En nuestra diócesis está coyuntura creo que nos invita a vivir mejor el lema de este año: “Caminado y cantando melodías de vida y esperanza”. ¿Hacemos el camino con otros o solos? ¿Caminamos con Cristo y por Cristo y en Cristo o andamos fuera, por vericuetos, atajos que no llevan a ninguna parte? ¿Nuestro ser y existir es una vida que despierta alegría en medio de la tristeza, esperanza en medio de tantas desesperanzas y desventuras, ganas de vivir, en medio de lágrimas, dolores y sufrimientos?

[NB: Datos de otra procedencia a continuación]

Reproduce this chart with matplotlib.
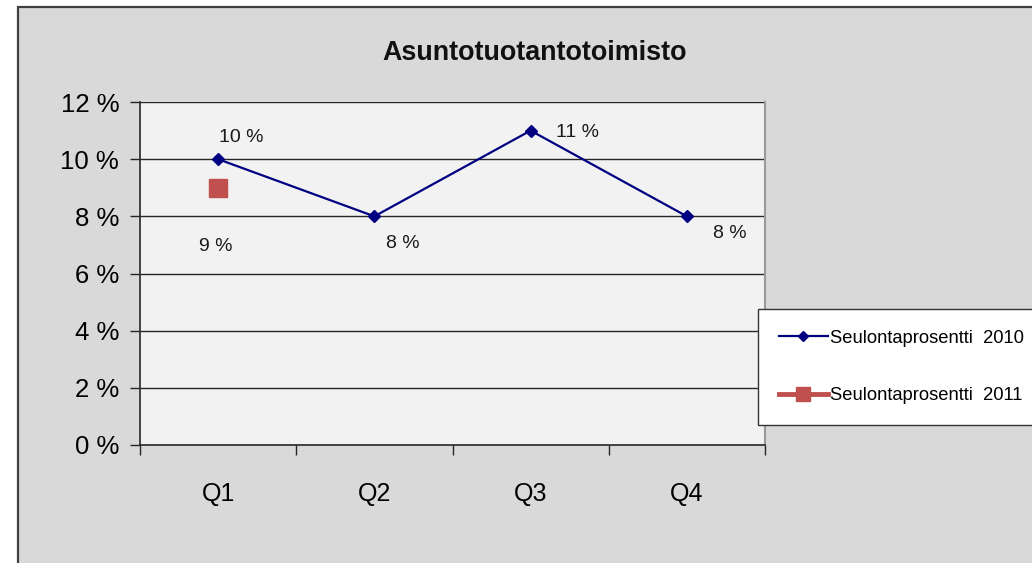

Y una reflexión más: decía santa Teresa: «Nada te turbe, nada te espante; todo se pasa, Dios no se muda, quien a Dios tiene nada le falta; la paciencia todo lo alcanza; quien a Dios tiene nada la falta: sólo Dios basta». Es la vivencia de una creyente. ¿Confiamos en Dios, en su palabra, en su amor providente? ¿Nos abrimos a él, pedimos su ayuda? Con san Agustín os digo: «Escucha mi voz, Señor. Gimamos ahora, oremos ahora. El gemido es propio sólo de los infelices, la oración es propia solo de los necesitados. La oración pasará y acto seguido vendrá la alabanza; pasará el llanto y llegará el gozo. Entre tanto, ahora, cuando estamos en los días de nuestras desdichas, no cese nuestra oración a Dios; pidámosle una cosa: No nos cansemos de pedírsela hasta que lleguemos a conseguirla, teniéndole a él como donante y guía. Y ¿qué pedir? “No me ocultes la hermosura de tu rostro; sé mi ayuda, no me abandones, Dios, Salvador mío, porque tú que creaste, ayudarás; tú que creaste, no abandonarás”» (Comentario al salmo 26 II, 14).